# TASK:
Copy the first line of the entries below and every line after it through the line containing "const underName = 'Underestimated". Do not include pictures.

# RECORDS:
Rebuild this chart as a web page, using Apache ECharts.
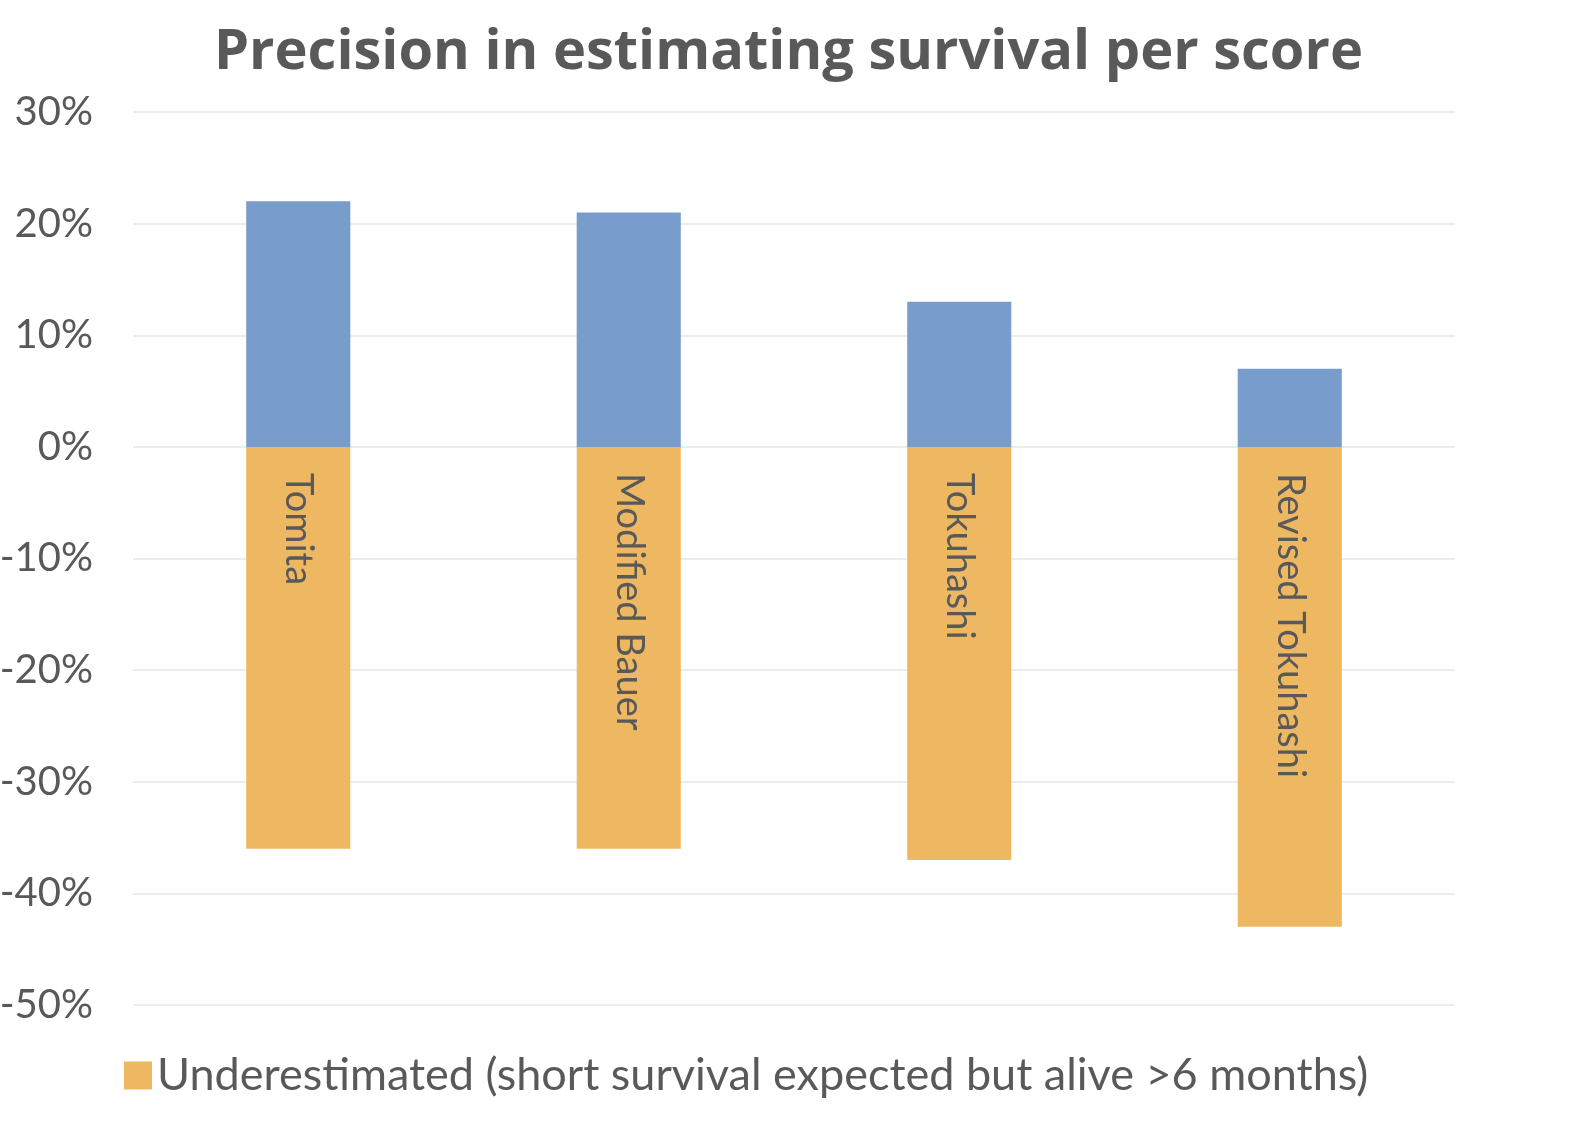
<!DOCTYPE html>
<html>
<head>
<meta charset="utf-8">
<script src="https://cdn.jsdelivr.net/npm/echarts@6/dist/echarts.min.js"></script>
<style>
html,body{margin:0;padding:0;background:#fff;}
#chart{width:1577px;height:1123px;}
</style>
</head>
<body>
<div id="chart"></div>
<script>
const categories = ['Tomita', 'Modified Bauer', 'Tokuhashi', 'Revised Tokuhashi'];
const overestimated = [22, 21, 13, 7];
const underestimated = [-36, -36, -37, -43];
const overName = 'Overestimated (long survival expected but died <6 months)';
const underName = 'Underestimated (short survival expected but alive >6 months)';

const chart = echarts.init(document.getElementById('chart'));
const textColor = '#595959';
chart.setOption({
  backgroundColor: '#ffffff',
  animation: false,
  title: {
    text: 'Precision in estimating survival per score',
    left: 'center',
    top: 20,
    textStyle: { fontFamily: 'Open Sans', fontWeight: 'bold', fontSize: 56, color: textColor }
  },
  legend: {
    data: [underName],
    left: 119,
    top: 1048,
    itemWidth: 28,
    itemHeight: 28,
    icon: 'rect',
    itemGap: 10,
    textStyle: { fontFamily: 'Lato', fontSize: 45, color: textColor }
  },
  grid: { left: 133, right: 122, top: 112, bottom: 118, containLabel: false, outerBoundsMode: 'none' },
  xAxis: {
    type: 'category',
    data: categories,
    axisLine: { show: false },
    axisTick: { show: false },
    axisLabel: { show: false }
  },
  yAxis: {
    type: 'value',
    min: -50,
    max: 30,
    interval: 10,
    axisLine: { show: false },
    axisTick: { show: false },
    axisLabel: {
      formatter: '{value}%',
      margin: 40,
      fontFamily: 'Lato',
      fontSize: 40,
      color: textColor
    },
    splitLine: { lineStyle: { color: '#ececec', width: 2 } }
  },
  series: [
    {
      name: underName,
      type: 'bar',
      stack: 'total',
      barWidth: '31.5%',
      data: underestimated,
      itemStyle: { color: '#eeb862' },
      label: {
        show: true,
        position: 'insideTop',
        distance: 26,
        rotate: -90,
        align: 'left',
        verticalAlign: 'middle',
        formatter: '{b}',
        fontFamily: 'Lato',
        fontSize: 38,
        color: textColor
      }
    },
    {
      name: overName,
      type: 'bar',
      stack: 'total',
      barWidth: '31.5%',
      data: overestimated,
      itemStyle: { color: '#789dcc' }
    }
  ]
});
</script>
</body>
</html>
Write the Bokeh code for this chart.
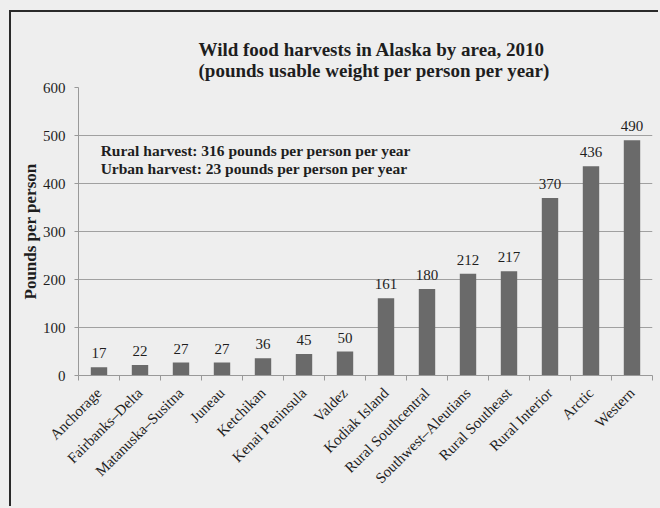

# TASK RESULT:
Rebuild this chart as a web page, using Apache ECharts.
<!DOCTYPE html>
<html>
<head>
<meta charset="utf-8">
<script src="https://cdn.jsdelivr.net/npm/echarts@6/dist/echarts.min.js"></script>
<style>
html,body{margin:0;padding:0;background:#fff;}
#chart{width:1577px;height:1123px;}
</style>
</head>
<body>
<div id="chart"></div>
<script>
const categories = ['Tomita', 'Modified Bauer', 'Tokuhashi', 'Revised Tokuhashi'];
const overestimated = [22, 21, 13, 7];
const underestimated = [-36, -36, -37, -43];
const overName = 'Overestimated (long survival expected but died <6 months)';
const underName = 'Underestimated (short survival expected but alive >6 months)';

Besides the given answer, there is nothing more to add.